Meant to provide investors with reliable information on the riskiness of various kinds of debt, these agencies have instead been accused of exacerbating the financial crisis and defrauding investors by offering overly favourable evaluations of insolvent financial institutions and approving extremely risky mortgage-related securities.

For this and other reasons, these agencies have come under the increasing grip of EU regulation, with additional regulation newly implemented and further scrutiny on the cards, as the rules bite.

It may, therefore, not be entirely a coincidence that Standard & Poor's has lowered the outlook for Britain's triple-A rating to negative from stable, saying that it risked a downgrade because of David Cameron's decision to hold an EU referendum.

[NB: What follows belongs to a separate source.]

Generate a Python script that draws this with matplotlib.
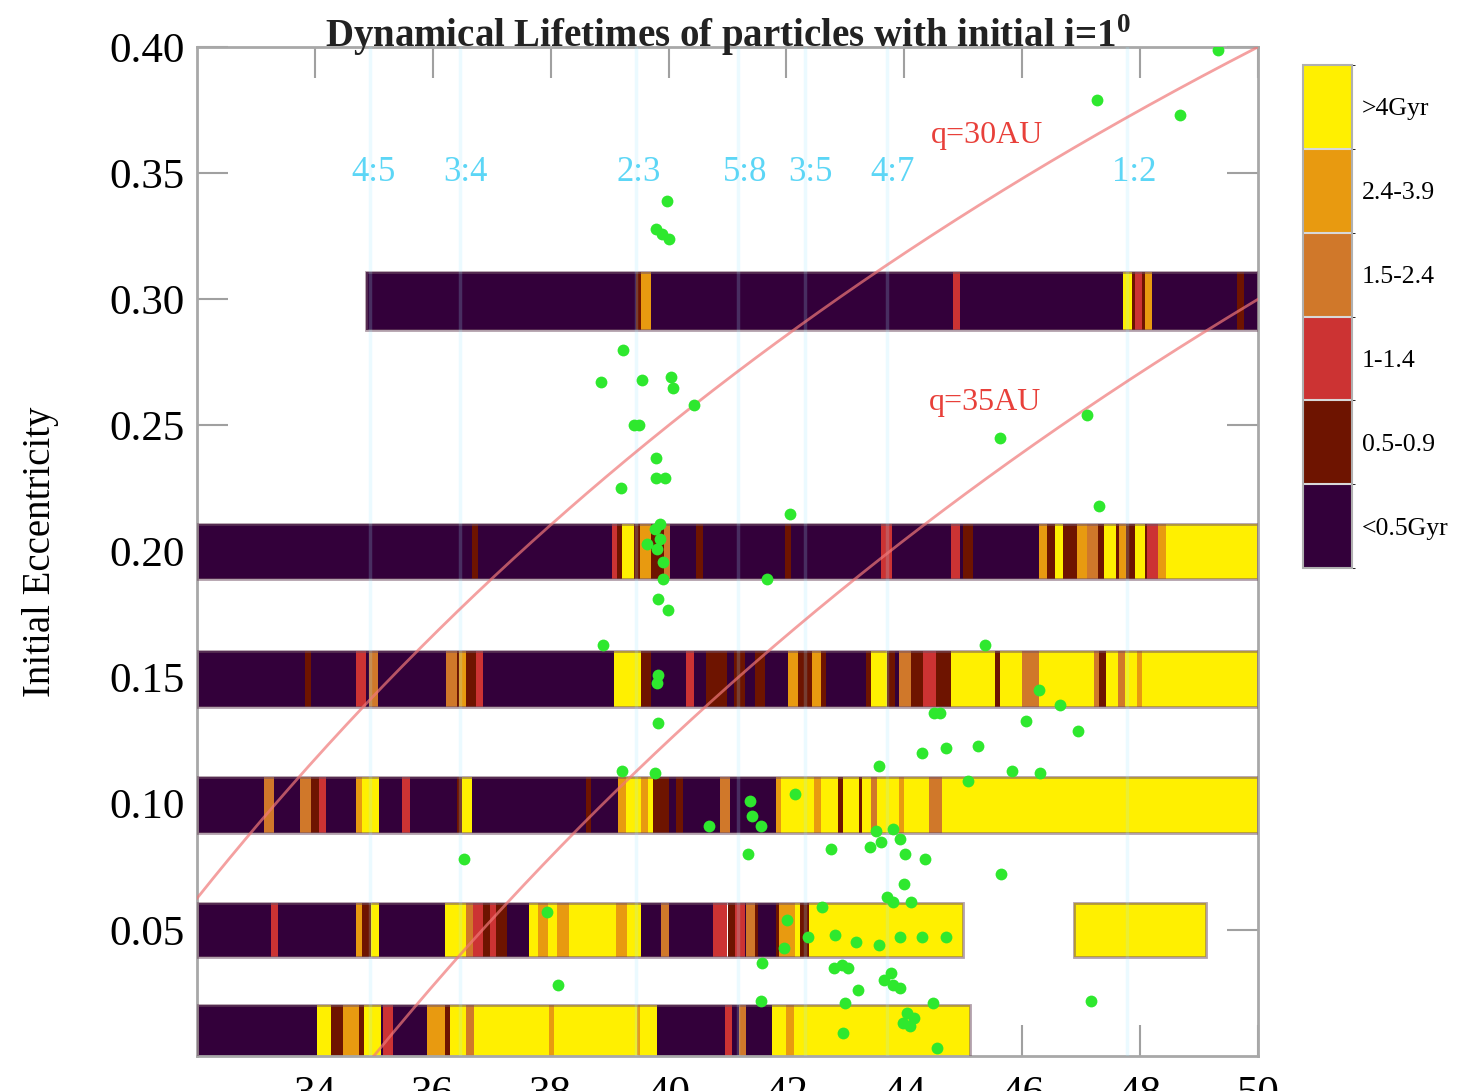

The vote, says the agency, "represents a risk to growth prospects for the UK's financial services and export sectors, as well as the wider economy". And if Britain looked likely to leave the EU, it could cut Britain's rating by more than one notch, while sterling risked losing its status as a global reserve currency.

As well as hurting Britain's economy, leaving the EU would damage Britain's ability to finance its large stock of public debt and its current account deficit, S&P said. "The UK government's decision to hold a referendum … indicates that economic policy-making could be at risk of being more exposed to party politics than we had previously anticipated", the agency added.

From any dispassionate view, however, this is an unduly pessimistic assessment. With the referendum unlikely to be held for another two years, and probably at least three years before the UK would be near quitting – just supposing the "no" campaign succeeded – there is plenty of time to take the economic temperature, on the basis or real evidence.

This move, therefore, has the hallmark of a politically-motivated intervention and, with the power the EU holds over the credit rating agencies, it doesn't take much to guess why. The craven servant is bowing to its master.

And so the FUD goes on and on. There is no relief in hand, and much more to come. But that is all it is: fear, uncertainty and doubt. The purveyors of fear have no reasoned case, so they turn to the only thing they have. But that weakness shows how strong we really are.